But this form of gender bias also plays in other realms of retail, as we have seen in the past. Like fabric. Yeah. Arts and craft. Typically a "girly" domain also experiences bias on fabric. I see it every time I go into the store and they have "character" fabrics from franchises. Since Disney took over Lucasfilm, Star Wars fabrics are all over the place. Every single officially licensed fabric is with a dark blue background, and has images of Yoda and Luke Skywalker on them. The few female characters that exist in the universe are no-where to be found. But it's like this on all of the sports fabrics, holiday prints, you name it. Anything that has a "character" of some sort will always be male. No girls allowed.

A mother in Washington, Veronica, had a similar concern with prints for Big Hero 6. Oh look. Another Disney movie. The company who designed the fabric, Springs Creative, made a fabric that featured 4 of the 6 main characters. Guess which 2 were missing? Yep. The 2 women. She didn't buy the fabric and wrote an email to the company regarding her concerns. Her kids spurred her on to make the complaint. They wanted all of the heroes on the fabric, not just the boys. The company's response noted that the movie was geared towards boys, and boys don't want to see girls on their stuff. Their exact wording was "(eeeww girls! Yuck! Haha)." Really. It's in the post.
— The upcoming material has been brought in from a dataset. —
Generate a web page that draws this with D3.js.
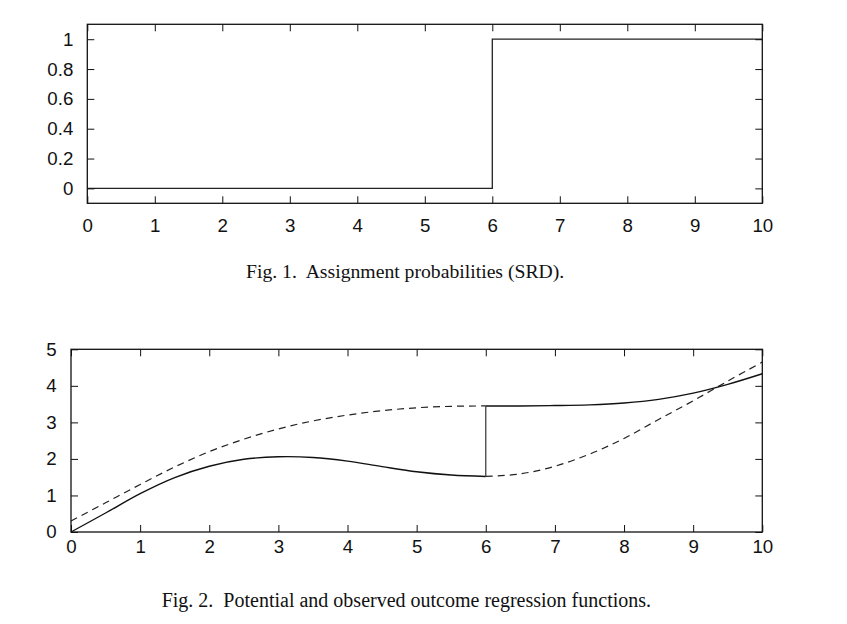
<!DOCTYPE html>
<html>
<head>
<meta charset="utf-8">
<script src="https://cdn.jsdelivr.net/npm/d3@7"></script>
<style>
  html, body { margin: 0; padding: 0; background: #fff; }
  svg { display: block; }
  .tick text { font-family: "Liberation Sans", Arial, sans-serif; font-size: 18.7px; fill: #111; }
  .caption { font-family: "Liberation Serif", "Times New Roman", serif; font-size: 20px; fill: #111; white-space: pre; }
</style>
</head>
<body>
<svg id="chart" width="847" height="624"></svg>
<script>
// ---- Data ----
// Fig. 1: assignment probability (step at x = 6)
const probX = [0, 6, 6, 10];
const probY = [0, 0, 1, 1];

// Fig. 2: potential outcome regression functions
const xLeft  = [0, 0.5, 1, 1.5, 2, 2.5, 3, 3.5, 4, 4.5, 5, 5.5, 6];
const y0Left = [0, 0.52, 1.05, 1.49, 1.80, 1.99, 2.06, 2.04, 1.94, 1.79, 1.65, 1.56, 1.52];
const y1Left = [0.30, 0.80, 1.30, 1.78, 2.20, 2.54, 2.82, 3.04, 3.20, 3.32, 3.40, 3.44, 3.45];
const xRight  = [6, 6.5, 7, 7.5, 8, 8.5, 9, 9.5, 10];
const y0Right = [1.52, 1.59, 1.80, 2.13, 2.56, 3.08, 3.59, 4.13, 4.65];
const y1Right = [3.45, 3.45, 3.46, 3.48, 3.53, 3.63, 3.80, 4.04, 4.33];

const xTicks = [0, 1, 2, 3, 4, 5, 6, 7, 8, 9, 10];
const yTicks1 = [0, 0.2, 0.4, 0.6, 0.8, 1];
const yTickLabels1 = ["0", "0.2", "0.4", "0.6", "0.8", "1"];
const yTicks2 = [0, 1, 2, 3, 4, 5];

const captions = [
  "Fig. 1.  Assignment probabilities (SRD).",
  "Fig. 2.  Potential and observed outcome regression functions."
];

// ---- Drawing ----
const svg = d3.select("#chart");
const TICK = 7;

function framePanel(g, x, y, w, h, yTicks, yFmt, xPad, yPad) {
  g.append("g").attr("transform", `translate(0,${h})`)
    .call(d3.axisBottom(x).tickValues(xTicks).tickSizeInner(-TICK).tickSizeOuter(0).tickPadding(xPad).tickFormat(d3.format("d")))
    .call(a => a.select(".domain").remove());
  g.append("g")
    .call(d3.axisTop(x).tickValues(xTicks).tickSizeInner(-TICK).tickSizeOuter(0).tickFormat(""))
    .call(a => a.select(".domain").remove());
  g.append("g")
    .call(d3.axisLeft(y).tickValues(yTicks).tickSizeInner(-TICK).tickSizeOuter(0).tickPadding(yPad).tickFormat(yFmt))
    .call(a => a.select(".domain").remove());
  g.append("g").attr("transform", `translate(${w},0)`)
    .call(d3.axisRight(y).tickValues(yTicks).tickSizeInner(-TICK).tickSizeOuter(0).tickFormat(""))
    .call(a => a.select(".domain").remove());
  g.selectAll(".tick line").attr("stroke", "#111").attr("stroke-width", 1);
  g.append("rect").attr("x", 0).attr("y", 0).attr("width", w).attr("height", h)
    .attr("fill", "none").attr("stroke", "#111").attr("stroke-width", 1.3);
}

// Panel 1
{
  const m = { left: 87.3, top: 24.3, right: 762.3, bottom: 203.3 };
  const w = m.right - m.left, h = m.bottom - m.top;
  const x = d3.scaleLinear().domain([0, 10]).range([0, w]);
  const y = d3.scaleLinear().domain([-0.1, 1.1]).range([h, 0]);
  const g = svg.append("g").attr("transform", `translate(${m.left},${m.top})`);
  const line = d3.line().x((d, i) => x(probX[i])).y((d, i) => y(probY[i]));
  g.append("path").datum(probX).attr("d", line)
    .attr("fill", "none").attr("stroke", "#222").attr("stroke-width", 1.3);
  framePanel(g, x, y, w, h, yTicks1, (d, i) => yTickLabels1[i], 15, 14);
}

// Panel 2
{
  const m = { left: 71, top: 349.3, right: 762.3, bottom: 532 };
  const w = m.right - m.left, h = m.bottom - m.top;
  const x = d3.scaleLinear().domain([0, 10]).range([0, w]);
  const y = d3.scaleLinear().domain([0, 5]).range([h, 0]);
  const g = svg.append("g").attr("transform", `translate(${m.left},${m.top})`);
  const curve = (xs, ys) => d3.line().curve(d3.curveCatmullRom.alpha(0.5))
    .x((d, i) => x(xs[i])).y((d, i) => y(ys[i]))(xs);

  // dashed: unobserved potential outcomes
  [[xLeft, y1Left], [xRight, y0Right]].forEach(([xs, ys]) => {
    g.append("path").attr("d", curve(xs, ys))
      .attr("fill", "none").attr("stroke", "#222").attr("stroke-width", 1.2)
      .attr("stroke-dasharray", "7,5");
  });
  // solid: observed regression function
  g.append("path").attr("d", curve(xLeft, y0Left))
    .attr("fill", "none").attr("stroke", "#111").attr("stroke-width", 1.4);
  g.append("path").attr("d", curve(xRight, y1Right))
    .attr("fill", "none").attr("stroke", "#111").attr("stroke-width", 1.4);
  g.append("line")
    .attr("x1", x(xLeft[xLeft.length - 1])).attr("x2", x(xRight[0]))
    .attr("y1", y(y0Left[y0Left.length - 1])).attr("y2", y(y1Right[0]))
    .attr("stroke", "#333").attr("stroke-width", 1.2);

  framePanel(g, x, y, w, h, yTicks2, d3.format("d"), 7.3, 14.3);
}

// Captions
svg.append("text").attr("class", "caption").attr("x", 246).attr("y", 278.3)
  .style("font-size", "19.7px").text(captions[0]);
svg.append("text").attr("class", "caption").attr("x", 161.7).attr("y", 606.5).text(captions[1]);
</script>
</body>
</html>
Veronica wasn't happy. I wouldn't be either. That's a pretty half-arse excuse, but given the market...I'm not at all surprised. People assume that it's a "boy product" therefore they cater only to boys. The big to-do with Black Widow not being prominently featured in the initial The Avengers advertising, sometimes being left out entirely, is no different. Companies think this is what people want, and we accept it because that's how it's always been.

But this does give me a sparkle of hope for the future. We're seeing kids, boys and girls, making a bold statement: we want everyone to be included. And that's great! Why shouldn't everyone be involved? Now to get companies to start listening when the adults complain...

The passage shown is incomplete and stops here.